“Siamo pronti a governare!”, con queste parole Virginia Raggi ha salutato le televisioni non appena la tendenza elettorale registrata dai sondaggisti la dava in testa come sindaco di Roma.

Adesso, a meno di tre mesi dal voto, lo slogan è diventato “Non mollo”.

Travolta da enormi difficoltà — come sarebbe accaduto a chiunque fosse stato eletto — e senza alcuna vera squadra politica e tecnica, annaspa letteralmente, mentre decisioni importanti che riguardano il futuro di Roma, come la candidatura per le olimpiadi del 2024, vengono prese direttamente da Grillo.

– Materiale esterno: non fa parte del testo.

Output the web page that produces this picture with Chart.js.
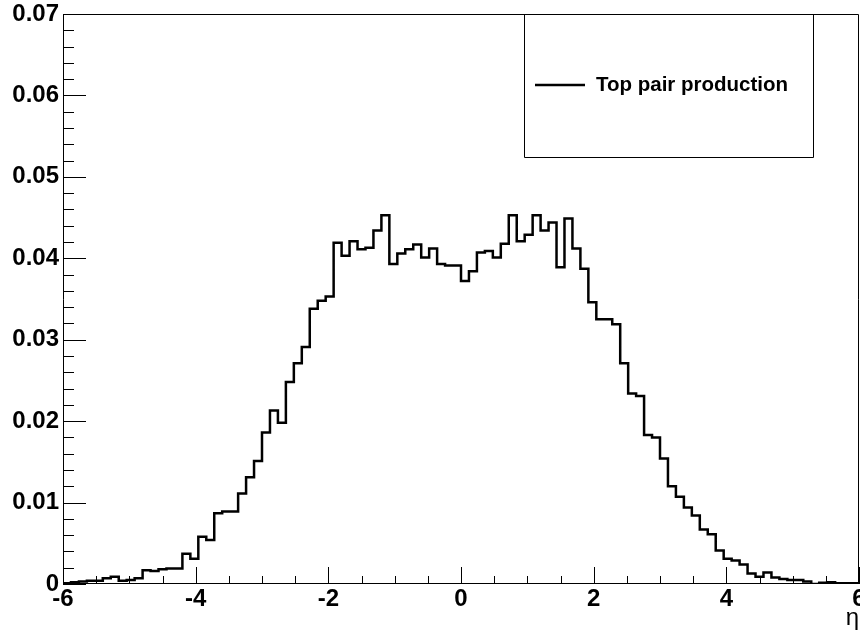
<!DOCTYPE html>
<html>
<head>
<meta charset="utf-8">
<script src="https://cdn.jsdelivr.net/npm/chart.js@4.4.1/dist/chart.umd.min.js"></script>
<style>
  html, body { margin: 0; padding: 0; background: #fff; }
</style>
</head>
<body>
<canvas id="c" width="860" height="642"></canvas>
<script>
// histogram binning
const xMin = -6, xMax = 6, nBins = 100;
// bin contents (one per bin, left to right)
const binValues = [
  0.0001, 0.0002, 0.0003, 0.0004, 0.0004, 0.0007, 0.0009, 0.0004, 0.0005, 0.0007,
  0.0017, 0.0016, 0.0018, 0.0019, 0.0019, 0.0037, 0.0031, 0.0058, 0.0054, 0.0087,
  0.0089, 0.0089, 0.0111, 0.0131, 0.0151, 0.0186, 0.0213, 0.0198, 0.0248, 0.0271,
  0.0291, 0.0338, 0.0348, 0.0353, 0.0419, 0.0403, 0.0421, 0.0411, 0.0413, 0.0434,
  0.0453, 0.0393, 0.0406, 0.0411, 0.0417, 0.0401, 0.0412, 0.0393, 0.0391, 0.0391,
  0.0372, 0.0384, 0.0407, 0.0409, 0.0401, 0.0418, 0.0453, 0.0421, 0.0429, 0.0453,
  0.0434, 0.0444, 0.0389, 0.0449, 0.0412, 0.0387, 0.0346, 0.0325, 0.0325, 0.0319,
  0.0271, 0.0234, 0.0231, 0.0183, 0.0180, 0.0154, 0.0120, 0.0107, 0.0094, 0.0084,
  0.0067, 0.0061, 0.0041, 0.0031, 0.0029, 0.0024, 0.0013, 0.0009, 0.0014, 0.0008,
  0.0006, 0.0005, 0.0005, 0.0003, 0.0000, 0.00015, 0.0002, 0.0001, 0.0001, 0.0001
];
const xTicks = [-6, -4, -2, 0, 2, 4, 6];
const yTicks = [0, 0.01, 0.02, 0.03, 0.04, 0.05, 0.06, 0.07];
const seriesLabel = "Top pair production";
const xTitle = "\u03b7";

const FONT = "'Liberation Sans', Arial, Helvetica, sans-serif";

// step outline: start and end on the baseline like a ROOT "HIST"
const binWidth = (xMax - xMin) / nBins;
const points = [{ x: xMin, y: 0 }];
binValues.forEach((v, i) => points.push({ x: xMin + i * binWidth, y: v }));
points.push({ x: xMax, y: binValues[binValues.length - 1] });
points.push({ x: xMax, y: 0 });

const rootFrame = {
  id: "rootFrame",
  afterDatasetsDraw(chart) {
    const { ctx, chartArea: a, scales } = chart;
    const xs = scales.x, ys = scales.y;
    ctx.save();
    ctx.strokeStyle = "#000";
    ctx.lineWidth = 1;

    // frame
    ctx.beginPath();
    ctx.moveTo(a.left + 0.5, a.bottom);
    ctx.lineTo(a.left + 0.5, a.top + 0.5);
    ctx.lineTo(a.right - 0.5, a.top + 0.5);
    ctx.lineTo(a.right - 0.5, a.bottom);
    ctx.moveTo(a.left, a.bottom - 0.5);
    ctx.lineTo(a.right, a.bottom - 0.5);
    ctx.stroke();

    // inward ticks on x
    ctx.beginPath();
    for (let v = xMin; v <= xMax + 1e-9; v += 0.5) {
      const px = Math.round(xs.getPixelForValue(v)) + 0.5;
      const major = Math.abs(v / 2 - Math.round(v / 2)) < 1e-6;
      ctx.moveTo(px, a.bottom);
      ctx.lineTo(px, a.bottom - (major ? 17 : 8));
    }
    // inward ticks on y
    for (let k = 0; k <= 35; k++) {
      const v = k * 0.002;
      const py = Math.round(ys.getPixelForValue(v)) + 0.5;
      const major = k % 5 === 0;
      ctx.moveTo(a.left, py);
      ctx.lineTo(a.left + (major ? 23 : 11), py);
    }
    ctx.stroke();

    // legend box
    ctx.beginPath();
    ctx.rect(524.5, a.top + 0.5, 289, 143);
    ctx.stroke();
    ctx.beginPath();
    ctx.lineWidth = 2.5;
    ctx.moveTo(535, 85);
    ctx.lineTo(585, 85);
    ctx.stroke();
    ctx.fillStyle = "#000";
    ctx.font = "bold 20.5px " + FONT;
    ctx.textAlign = "left";
    ctx.textBaseline = "middle";
    ctx.fillText(chart.data.datasets[0].label, 596, 85);

    // axis title
    ctx.font = "24px " + FONT;
    ctx.textAlign = "right";
    ctx.textBaseline = "alphabetic";
    ctx.fillText(xTitle, 859, 625);
    ctx.restore();
  }
};

new Chart(document.getElementById("c"), {
  type: "line",
  data: {
    datasets: [{
      label: seriesLabel,
      data: points,
      stepped: true,
      borderColor: "#000",
      borderWidth: 2.5,
      pointRadius: 0,
      fill: false,
      tension: 0
    }]
  },
  options: {
    responsive: false,
    animation: false,
    devicePixelRatio: 1,
    layout: { padding: { top: 14, right: 1, left: 0, bottom: 0 } },
    plugins: { legend: { display: false }, tooltip: { enabled: false } },
    scales: {
      x: {
        type: "linear",
        min: xMin,
        max: xMax,
        afterBuildTicks: s => { s.ticks = xTicks.map(v => ({ value: v })); },
        afterFit: s => { s.height = 58; s.paddingLeft = 0; s.paddingRight = 0; },
        ticks: {
          color: "#000",
          font: { family: FONT, size: 24, weight: "bold" },
          padding: 1,
          maxRotation: 0,
          autoSkip: false,
          callback: v => String(v)
        },
        grid: { display: false, drawTicks: false },
        border: { display: false }
      },
      y: {
        min: 0,
        max: 0.07,
        afterBuildTicks: s => { s.ticks = yTicks.map(v => ({ value: v })); },
        afterFit: s => { s.width = 63; s.paddingTop = 0; s.paddingBottom = 0; },
        ticks: {
          color: "#000",
          font: { family: FONT, size: 24, weight: "bold" },
          padding: 4,
          autoSkip: false,
          callback: v => v === 0 ? "0" : v.toFixed(2)
        },
        grid: { display: false, drawTicks: false },
        border: { display: false }
      }
    }
  },
  plugins: [rootFrame]
});
</script>
</body>
</html>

Ancora si tengono riunioni per riempire i vuoti nella Giunta capitolina e negli staff di servizio; si cerca di sanare la frattura del direttorio del Movimento, per ripristinare un controllo sulla giunta Raggi.

A prescindere dalle diverse vicende che si sono inanellate, a partire dal caso Raineri e sino a quello De Dominicis, la crisi romana si presta a tre considerazioni di carattere generale.



La prima è che le istituzioni locali non sono meno importanti di quelle centrali e non solo nel caso di città come Roma, Torino, Parma, ma per ogni comune degli oltre 8.100 comuni che compongono l’Italia; e così anche per le 107 province che la legge Delrio ha trasformato in pessimi consorzi senza una vera guida amministrativa e per le 20 regioni italiane su cui potrebbero cadere molto presto i problemi dell’ennesima riforma costituzionale dopo che i diversi governi centrali si sono mostrati incapaci di fare funzionare il sistema amministrativo locale e regionale.

Ora, ogni forza politica dovrebbe avere una cultura dell’autonomia, dell’autogoverno e del decentramento, come vorrebbe l’articolo 5 della nostra Costituzione. Sia chi difende la Costituzione, sia chi la vuole cambiare, dovrebbe avere contezza di questi principi e sapere esattamente quali vincoli e quali obblighi comportano per le strategie politiche dei partiti.



La seconda considerazione è che la nozione stessa di partito politico è diventata totalmente imprecisa, così come i suoi compiti. Ormai, li vediamo sempre più come dei contenitori facili da manovrare e gestire, che operano usurpando il consenso elettorale. 

Senza bisogno di ricorrere alla visione nostalgica dei partiti di massa, un partito politico è qualsivoglia movimento, gruppo o associazione che si sottoponga al procedimento elettorale per assumere una responsabilità istituzionale, di governo o di opposizione, locale o centrale, poco importa. 

I due doveri dei partiti sono la selezione della classe politica, cioè di tutte le candidature, e il funzionamento delle istituzioni utilizzando — all’occorrenza — competenze tecniche. 

Entrambi questi doveri sono costantemente disattesi: per un verso, forze esterne impongono la selezione della classe politica; per l’altro, si assiste a quella che si può definire “l’alienazione tecnica del politico”.  

Al politico non si chiede di sapere tutto sul piano tecnico-scientifico, anche se qualcosa dovrebbe sapere, ma di scegliere — a suo gradimento — tecnici, possibilmente di valore, cui chiedere di conformare la decisione politica in modo scientificamente accettabile e perciò rispettando l’elaborazione che il tecnico può mettere a disposizione del politico, senza chiedere la fabbricazione di mostri, anche se, purtroppo, non mancano tecnici che, come il professor Frederick Frankenstein Junior, sono sempre pronti a esclamare “si può fare!”, invece di contrastare scelte che sin dall’inizio sono chiaramente il frutto dell’alienazione tecnica del politico e, perciò, completamente errate e politicamente dannose.

A questo punto, la terza considerazione risulta del tutto evidente e concerne ciò che accomuna il gruppo che si è formato attorno a Renzi e quello che si è formato attorno a Grillo: entrambi i gruppi credono di avere idee, ma non hanno un’ideologia che collochi il loro pensiero nella storia delle idee politiche; entrambi sono distanti dalla storia nazionale; entrambi conoscono in modo solo approssimativo come funzionano gli stati e le istituzioni europee; entrambi hanno una visione non democratica del potere, ma tendenzialmente personale; entrambi sono il frutto di una fase politica italiana inedita, caratterizzata dalla presenza di forze che perseguono interessi diversida quelli nazionali.

La politica non è un procedimento tecnico di “nudging” e un partito che non realizza il bene comune, sia a livello locale, sia a livello centrale, non si sa quanto possa durare, ma certamente non è destinato a entrare nella storia. Renzi e Grillo sono avvisati.